St Catherine's harbour petition
The following petition brought about the building of St Catherine's Breakwater: Extract from the Rolls of the States of Jersey. Vol. XV, page 107. 20 August 1840. To Her Most Excellent Majesty in Council.
- That under the blessing of Providence, the powerful protection afforded to it on all occasions by Your Royal predecessors, and the devoted loyalty and courage displayed by the inhabitants in successfully opposing the attacks of foreign enemies, the Island of Jersey has, during many ages, been preserved to the Imperial crown, of which, at this day, it forms the most ancient appendage.
- That it has been generally acknowledged that the dangerous rocks and shoals, which nearly surround the islands, as well as the difficulties which arise from the winds, tides and currents, had materially contributed to its preservation, and required such consummate prudence and local skill in that intricate navigation as could be acquired by few but native pilots; and that these several obstacles, combined with the resistance of the Royal troops and the inhabitants on shore, rendered it next to impossible for an invading army to land in such numbers as would be likely to effect the conquest of the country.
- That the recent and rapid improvements in steam navigation have totally altered the plans of defence, which might be necessary for the future protection of the Island, and that rocks, tides and currents would present but very insufficient obstacles to the success of an invasion to be effected by armed steam vessels.
- That though Your Majesty is now in a state of peace and alliance with France, the States, reflecting on the mutability of human affairs, have seen with considerable anxiety the gigantic efforts which have been made on the opposite coast for the enlargement and the fortification of the Ports of Cherbourg, Granville and St Malo, and on the immense means of offence which those places would possess in case of a war.
- That the States, however they might be unwilling to anticipate such an event, cannot conceal from themselves that any number of armed steam vessels might be fitted out at those ports, from which invading forces, almost to any amount, might, in the course of two or three hours, be landed on different parts of the coast, at once, and that times and circumstances might be so selected that no armed sailing vessels would be able to come up to give assistance, or even to convey intelligence of the danger to England.
- That there is at present no harbour about this island, where ships of the line might be stationed with sufficient security, or steam vessels be kept afloat at all times.
- That the States beg humbly to suggest that the future safety of their country can only be effected by modified and corresponding means of defence, and that a time of peace is most suitable for the accomplishment of such a purpose.
- That the most eligible plan would be to form a harbour somwhere on the North coast of this island, for which there are several places possessing great capabilities, one of which spots might be selected by Your Majesty's orders, where, from the elevated nature of the greatest part of that coast, it might be easily protected by fortifications to be erected on shore.
- That such a harbour could moreover offer a refuge, in stress of weather, to the British squadrons of observation on the neighbouring coasts of France.

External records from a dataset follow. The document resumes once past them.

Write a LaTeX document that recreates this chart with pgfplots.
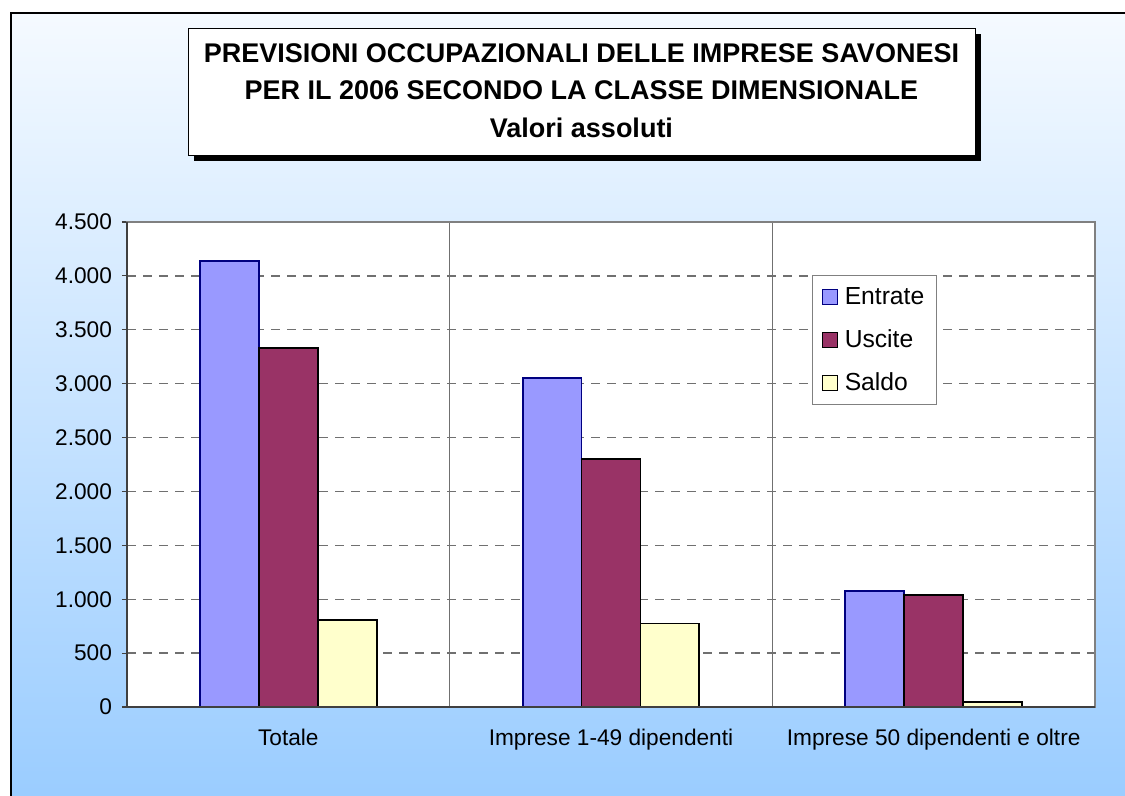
\documentclass[border=0pt]{standalone}
\usepackage{fontspec}
\setmainfont{Liberation Sans}
\usepackage{pgfplots}
\pgfplotsset{compat=1.18}

\definecolor{entr}{HTML}{9999FF}
\definecolor{entrb}{HTML}{000080}
\definecolor{usc}{HTML}{993366}
\definecolor{sal}{HTML}{FFFFCC}
\definecolor{bgtop}{HTML}{F5FAFF}
\definecolor{bgmid}{HTML}{CFE5FD}
\definecolor{bgbot}{HTML}{99CCFF}
\definecolor{gridc}{HTML}{707070}
\definecolor{axc}{HTML}{404040}

\pgfplotstableread{
x entrate uscite saldo
0 4140 3333 807
1 3056 2299 775
2 1079 1036 46
}\datatable

\begin{document}
\begin{tikzpicture}
\useasboundingbox (0,0) rectangle (843.75pt,597pt);
\fill[white] (0,0) rectangle (843.75pt,597pt);
\begin{scope}
\clip (0,0) rectangle (843.75pt,597pt);
\shade[top color=bgtop, middle color=bgmid, bottom color=bgbot] (8.25pt,-10pt) rectangle (860pt,587.25pt);
\draw[line width=1.5pt] (8.25pt,-10pt) -- (8.25pt,587.25pt) -- (860pt,587.25pt);
\end{scope}
% title box with shadow
\fill[black] (145.5pt,476.25pt) rectangle (735.75pt,571.5pt);
\draw[fill=white, line width=0.6pt] (141pt,480.75pt) rectangle (731.25pt,576pt);
\node[font=\fontsize{20.25}{24}\selectfont\bfseries, inner sep=0pt] at (436.1pt,557pt) {PREVISIONI OCCUPAZIONALI DELLE IMPRESE SAVONESI};
\node[font=\fontsize{20.25}{24}\selectfont\bfseries, inner sep=0pt] at (436.1pt,529.5pt) {PER IL 2006 SECONDO LA CLASSE DIMENSIONALE};
\node[font=\fontsize{20.25}{24}\selectfont\bfseries, inner sep=0pt] at (436.1pt,501pt) {Valori assoluti};

\begin{axis}[
  at={(95.25pt,66.75pt)}, anchor=south west,
  scale only axis, width=726pt, height=363.75pt,
  xmin=-0.5, xmax=2.5, ymin=0, ymax=4500,
  axis background/.style={fill=white},
  axis line style={draw=gray, line width=0.9pt},
  tick pos=left, tick align=outside,
  ytick={0,500,...,4500},
  scaled y ticks=false,
  /pgf/number format/1000 sep={.},
  /pgf/number format/assume math mode=true,
  ticklabel style={font=\fontsize{17}{20}\selectfont},
  major tick length=3.75pt,
  minor tick length=4.5pt,
  xtick={0,1,2},
  xticklabels={Totale, Imprese 1-49 dipendenti, Imprese 50 dipendenti e oltre},
  xtick style={draw=none},
  minor xtick={-0.5,0.5,1.5,2.5},
  minor tick style={draw=axc, line width=0.8pt},
  ytick style={draw=axc, line width=0.8pt},
  xticklabel style={yshift=-9pt},
  yticklabel style={xshift=-4pt},
  ymajorgrids, xminorgrids,
  major grid style={draw=gridc, line width=1pt, dash pattern=on 6.75pt off 5.25pt},
  minor grid style={draw=gridc, line width=0.75pt, solid},
  legend style={at={(0.7076,0.8907)}, anchor=north west, draw=gray, fill=white,
    font=\fontsize{18.5}{22}\selectfont, row sep=13.5pt, column sep=3pt,
    inner xsep=7pt, inner ysep=7pt, line width=0.8pt},
  legend cell align=left,
  legend image code/.code={\draw[#1, line width=1pt] (0pt,-5.6pt) rectangle (11.2pt,5.6pt);},
  after end axis/.code={
    \draw[axc, line width=1.2pt] (rel axis cs:0,1) -- (rel axis cs:0,0) -- (rel axis cs:1,0);
  },
]
\addplot[ybar, bar width=0.1827, bar shift=-0.1827, fill=entr, draw=entrb, line width=1.4pt] table[x=x, y=entrate] {\datatable};
\addlegendentry{Entrate}
\addplot[ybar, bar width=0.1827, bar shift=0, fill=usc, draw=black, line width=1.4pt] table[x=x, y=uscite] {\datatable};
\addlegendentry{Uscite}
\addplot[ybar, bar width=0.1827, bar shift=0.1827, fill=sal, draw=black, line width=1.4pt] table[x=x, y=saldo] {\datatable};
\addlegendentry{Saldo}
\end{axis}
\end{tikzpicture}
\end{document}
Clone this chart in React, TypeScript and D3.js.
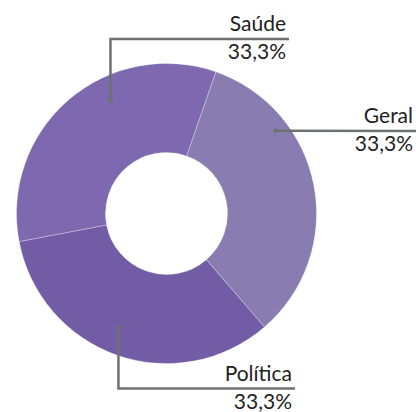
import { useEffect, useRef } from "react";
import * as d3 from "d3";

// Dados
const categorias = ["Geral", "Política", "Saúde"];
const valores = [33.3, 33.3, 33.3];
const cores = ["#897cb1", "#725ca6", "#7e68af"];

// Posicionamento dos rótulos (fração do ângulo da fatia, raio do ponto, cotovelo e fim da linha)
const rotulos = [
  { t: 0.28, r: 137, elbowY: null, lineY: 131, endX: 416 },
  { t: 0.53, r: 124, elbowY: 388.5, lineY: 388.5, endX: 295 },
  { t: 0.62, r: 126, elbowY: 39, lineY: 39, endX: 289 },
];

const WIDTH = 416;
const HEIGHT = 412;

const DonutChart = () => {
  const ref = useRef<SVGSVGElement | null>(null);

  useEffect(() => {
    if (!ref.current) return;
    const svg = d3.select(ref.current);
    svg.selectAll("*").remove();

    const cx = 166.5;
    const cy = 213.5;
    const outer = 150;
    const inner = 61;

    const dados = categorias.map((c, i) => ({ categoria: c, valor: valores[i], cor: cores[i] }));

    const startOffset = (19.2 * Math.PI) / 180;
    const pie = d3
      .pie<any>()
      .value((d) => d.valor)
      .sort(null)
      .startAngle(startOffset)
      .endAngle(startOffset + Math.PI * 2);

    const arc = d3.arc<any>().innerRadius(inner).outerRadius(outer);

    const g = svg.append("g").attr("transform", `translate(${cx},${cy})`);
    const arcos = pie(dados);

    g.selectAll("path")
      .data(arcos)
      .enter()
      .append("path")
      .attr("d", arc)
      .attr("fill", (d) => d.data.cor)
      .attr("stroke", "rgba(255,255,255,0.35)")
      .attr("stroke-width", 0.8);

    // Linhas de chamada e rótulos
    arcos.forEach((d, i) => {
      const lay = rotulos[i];
      const a = d.startAngle + lay.t * (d.endAngle - d.startAngle);
      const px = cx + Math.sin(a) * lay.r;
      const py = cy - Math.cos(a) * lay.r;

      const pts: [number, number][] = [[px, py]];
      if (lay.elbowY !== null) pts.push([px, lay.elbowY]);
      pts.push([lay.endX, lay.lineY]);

      svg
        .append("path")
        .attr("d", d3.line()(pts))
        .attr("fill", "none")
        .attr("stroke", "#6d7270")
        .attr("stroke-width", 2.5);

      svg
        .append("circle")
        .attr("cx", px)
        .attr("cy", py)
        .attr("r", 2.2)
        .attr("fill", "#6d7270");

      const tx = lay.endX - 3;
      svg
        .append("text")
        .attr("x", tx)
        .attr("y", lay.lineY - 8)
        .attr("text-anchor", "end")
        .style("font-family", "Lato, sans-serif")
        .style("font-size", "21px")
        .style("fill", "#222")
        .text(d.data.categoria);

      svg
        .append("text")
        .attr("x", tx)
        .attr("y", lay.lineY + 20)
        .attr("text-anchor", "end")
        .style("font-family", "Lato, sans-serif")
        .style("font-size", "21px")
        .style("fill", "#222")
        .text(`${d3.format(".1f")(d.data.valor).replace(".", ",")}%`);
    });
  }, []);

  return (
    <svg
      ref={ref}
      width={WIDTH}
      height={HEIGHT}
      style={{ position: "absolute", left: 0, top: 0, background: "#fff" }}
    />
  );
};

export default function App() {
  return <DonutChart />;
}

- That the North coast of this island presents the further advantage of its offering the most easy and direct communication with England, which by means of steam vessels could in no case be interrupted, unless the enemy had the absolute command of the sea. That the States feel however that these projected improvements could not be carried into effect without considerable expense, which it would be impossible for them to supply from their scanty resources, but which, as they would materially involve the interests of the Empire at large by securing the command of at least one side of the British channel, would doubtless receive the countenance of a generous nation.
- Your Majesty's faithful States, therefore, humbly pray that Your Majesty may be graciously pleased to issue Your Royal commands, that a convenient spot may be surveyed and selected on the North coast of this island, and that a harbour and a breakwater may there be constructed, where armed steam vessels might be constantly kept afloat; and for such other assistance and support in the premises as in Your Royal wisdom may seem meet.
From 1840 onwards Her Majesty's Government began to make plans for a harbour and fortifications in the Bays of St Catherine and Anne Port including the heights overlooking these bays. The price of land required rose and became out of all proportion, so that the States passed on 13 June 1847 a special law of expropriation to enable the Government to proceed with their plans; this was confirmed by the Privy Council on 27 February 1847 and registered in the Royal Court on 6 March 1847. The Royal Court carried out the law, the Vicomte carrying out the valuation. On 28 June 1847 the St Catherine's half mile breakwater was commenced and finished in 1852, when the construction of a further arm from Archirondel and the fortifications was abandoned. The breakwater was transferred to the States in 1872, and at the beginning of this century the Government after inspecting the land from St Catherine to Gorey decided to dispose of it, and the whole was sold to a number of purchasers.